→ YOUR INSTRUCTIONS
Strip the pictures and reproduce the rest of the listing exactly.

→ SOURCE DATA
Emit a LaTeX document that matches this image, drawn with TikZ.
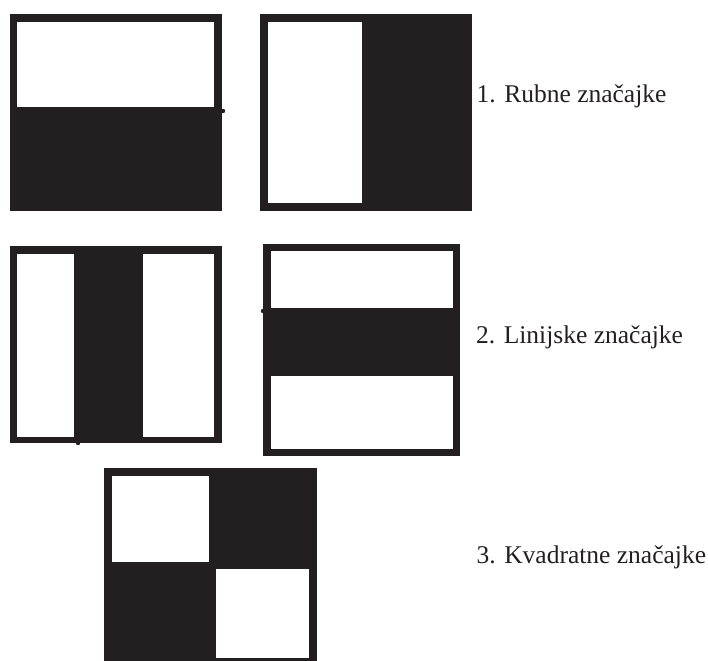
\documentclass[tikz,border=0pt]{standalone}
\usepackage{fontspec}
\setmainfont{Liberation Serif}
\definecolor{ink}{HTML}{231F20}
\begin{document}
\begin{tikzpicture}[x=1pt,y=-1pt,
  dark/.style={fill=ink},
  light/.style={fill=white},
  lbl/.style={anchor=base west,inner sep=0pt,font=\fontsize{25.5}{30}\selectfont,text=ink}]
\useasboundingbox (0,0) rectangle (708,660);
% 1. edge features
\fill[dark] (10,14) rectangle (221.7,211);
\fill[light] (17.3,22) rectangle (214.3,107.3);
\fill[dark] (223,111) circle (2.2);
\fill[dark] (260,14) rectangle (472,211);
\fill[light] (267.7,22) rectangle (362.3,203.3);
% 2. line features
\fill[dark] (10,246) rectangle (221.7,443.3);
\fill[light] (17.3,254) rectangle (74,436.7);
\fill[light] (142.7,254) rectangle (214.3,436.7);
\fill[dark] (78,443) circle (2.2);
\fill[dark] (263.3,244) rectangle (460,456);
\fill[light] (270.7,251.3) rectangle (452.7,307.7);
\fill[light] (270.7,376) rectangle (452.7,449);
\fill[dark] (263,311) circle (2.2);
% 3. square features
\fill[dark] (104.3,468.3) rectangle (316.7,662);
\fill[light] (111.7,475.7) rectangle (209,562.3);
\fill[light] (215.7,569) rectangle (309.3,658.3);
% labels
\node[lbl] (t1) at (476.5,103) {1. Rubne značajke};
\node[lbl] (t2) at (476,343) {2. Linijske značajke};
\node[lbl] (t3) at (476.5,563) {3. Kvadratne značajke};
\end{tikzpicture}
\end{document}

→ CORRECT OUTPUT
Emit a LaTeX document that matches this image, drawn with TikZ.
\documentclass[tikz,border=0pt]{standalone}
\usepackage{fontspec}
\setmainfont{Liberation Serif}
\definecolor{ink}{HTML}{231F20}
\begin{document}
\begin{tikzpicture}[x=1pt,y=-1pt,
  dark/.style={fill=ink},
  light/.style={fill=white},
  lbl/.style={anchor=base west,inner sep=0pt,font=\fontsize{25.5}{30}\selectfont,text=ink}]
\useasboundingbox (0,0) rectangle (708,660);
% 1. edge features
\fill[dark] (10,14) rectangle (221.7,211);
\fill[light] (17.3,22) rectangle (214.3,107.3);
\fill[dark] (223,111) circle (2.2);
\fill[dark] (260,14) rectangle (472,211);
\fill[light] (267.7,22) rectangle (362.3,203.3);
% 2. line features
\fill[dark] (10,246) rectangle (221.7,443.3);
\fill[light] (17.3,254) rectangle (74,436.7);
\fill[light] (142.7,254) rectangle (214.3,436.7);
\fill[dark] (78,443) circle (2.2);
\fill[dark] (263.3,244) rectangle (460,456);
\fill[light] (270.7,251.3) rectangle (452.7,307.7);
\fill[light] (270.7,376) rectangle (452.7,449);
\fill[dark] (263,311) circle (2.2);
% 3. square features
\fill[dark] (104.3,468.3) rectangle (316.7,662);
\fill[light] (111.7,475.7) rectangle (209,562.3);
\fill[light] (215.7,569) rectangle (309.3,658.3);
% labels
\node[lbl] (t1) at (476.5,103) {1. Rubne značajke};
\node[lbl] (t2) at (476,343) {2. Linijske značajke};
\node[lbl] (t3) at (476.5,563) {3. Kvadratne značajke};
\end{tikzpicture}
\end{document}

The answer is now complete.